Jon Land - The 100,000 East Timorese refugees in camps in West Timor face daily hardship and terror from the pro-integration militia gangs which control or are active in many of the 200 camps. The repatriation of refugees to East Timor has slowed considerably.

At a United Nations briefing on May 8, the UN High Commission for Refugees (UNHCR) chief of operations in Dili, Bernard Kerblat, stated that, due to the presence and activity of the militias, in the previous week there had been a record low in the number of returning refugees. Only 65 people returned and 48 came from Australia.

Kerblat said that the UNHCR was "losing the propaganda war launched by UNTAS [a pro-integration organisation]". As a result, refugees are apprehensive about the state of security and general living conditions in East Timor.

On May 11, SBS news showed footage from some of the refugee camps and interviewed the notorious Mahidi militia leader Cancio Lopes De Carvalho. The Mahidi militia were responsible for vicious attacks in Covalima district, south-west East Timor, in January 1999.

De Carvalho freely admitted that Mahidi members remain armed and ready to carry out their "patriotic" duty. In the same news report, East Timorese leader Jose Ramos Horta said that United States intelligence sources knew of at least one militia training camp in West Timor where Indonesian military personnel are present.
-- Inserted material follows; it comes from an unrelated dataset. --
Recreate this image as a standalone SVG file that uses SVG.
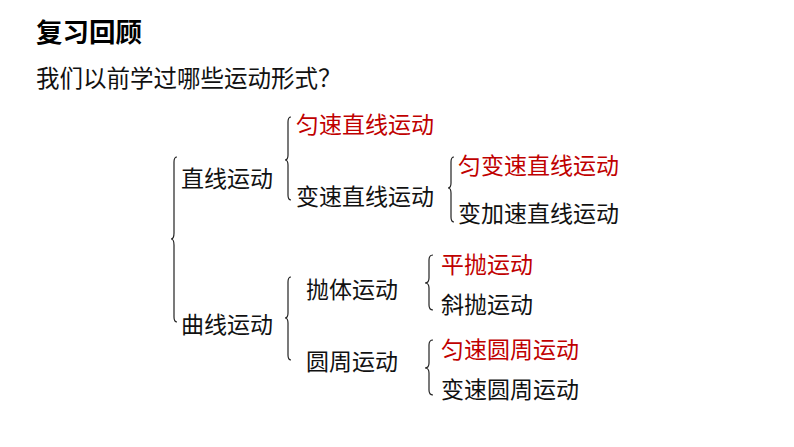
<svg xmlns="http://www.w3.org/2000/svg" width="794" height="447" viewBox="0 0 794 447">
<style>
text{font-family:"Noto Sans CJK SC","Noto Sans",sans-serif;font-size:23px;fill:#111}
.title{font-size:26.5px;font-weight:bold;fill:#000}
.q{font-size:23.5px}
.red{fill:#C00000}
.brace{fill:none;stroke:#222;stroke-width:1.2}
</style>
<rect width="794" height="447" fill="#fff"/>
<text class="title" x="36" y="42">复习回顾</text>
<text class="q" x="36" y="87">我们以前学过哪些运动形式？</text>
<g id="connectors">
<path class="brace" d="M177,157 Q174,157 174,162 L174,233 Q174,239 171,239 Q174,239 174,245 L174,317 Q174,322 177,322"/>
<path class="brace" d="M291,117 Q288,117 288,122 L288,155 Q288,160 285,160 Q288,160 288,165 L288,195 Q288,200 291,200"/>
<path class="brace" d="M454,157 Q451,157 451,162 L451,183 Q451,188 448,188 Q451,188 451,193 L451,217 Q451,222 454,222"/>
<path class="brace" d="M291,277 Q288,277 288,282 L288,313 Q288,318 285,318 Q288,318 288,323 L288,355 Q288,360 291,360"/>
<path class="brace" d="M433,255 Q429,255 429,260 L429,278 Q429,283 425,283 Q429,283 429,288 L429,305 Q429,310 433,310"/>
<path class="brace" d="M433,340 Q429,340 429,345 L429,363 Q429,368 425,368 Q429,368 429,373 L429,390 Q429,395 433,395"/>
</g>
<g id="n-zhixian"><text x="181" y="187">直线运动</text></g>
<g id="n-quxian"><text x="181" y="333">曲线运动</text></g>
<g id="n-yunsuzhixian"><text class="red" x="296" y="133">匀速直线运动</text></g>
<g id="n-biansuzhixian"><text x="296" y="205">变速直线运动</text></g>
<g id="n-yunbiansu"><text class="red" x="458" y="174">匀变速直线运动</text></g>
<g id="n-bianjiasu"><text x="458" y="222">变加速直线运动</text></g>
<g id="n-paoti"><text x="306" y="298">抛体运动</text></g>
<g id="n-yuanzhou"><text x="306" y="370">圆周运动</text></g>
<g id="n-pingpao"><text class="red" x="441" y="273">平抛运动</text></g>
<g id="n-xiepao"><text x="441" y="313">斜抛运动</text></g>
<g id="n-yunsuyuanzhou"><text class="red" x="441" y="358">匀速圆周运动</text></g>
<g id="n-biansuyuanzhou"><text x="441" y="398">变速圆周运动</text></g>
</svg>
Also on May 11, fighting between suspected militia members and UN peacekeeping troops took place near the East Timorese town of Batugade, close to the West Timor border.

A group of US congressional staff, representatives of human rights organisations and journalists who went to West Timor confirmed on May 11 the dire situation facing East Timorese refugees. "Despite the Indonesian government and military denial of militia presence in West Timor's refugee camps, there was obvious fear on the faces of most East Timorese in the camps. Intimidation and tension created by militia leaders was palpable", said Karen Orenstein, a representative of the US-based East Timor Action Network.

The delegation's statement added: "Continued discovery of modern weapons in the camps points to direct TNI [Indonesian army] collusion with militia leaders.

Several separate reports of a low-level training plan ... further connect TNI to militia repression."

The delegation called on the US government to maintain its ban on military ties with Indonesia and "support the establishment of an international tribunal in East Timor with significant East Timorese and Indonesian participation".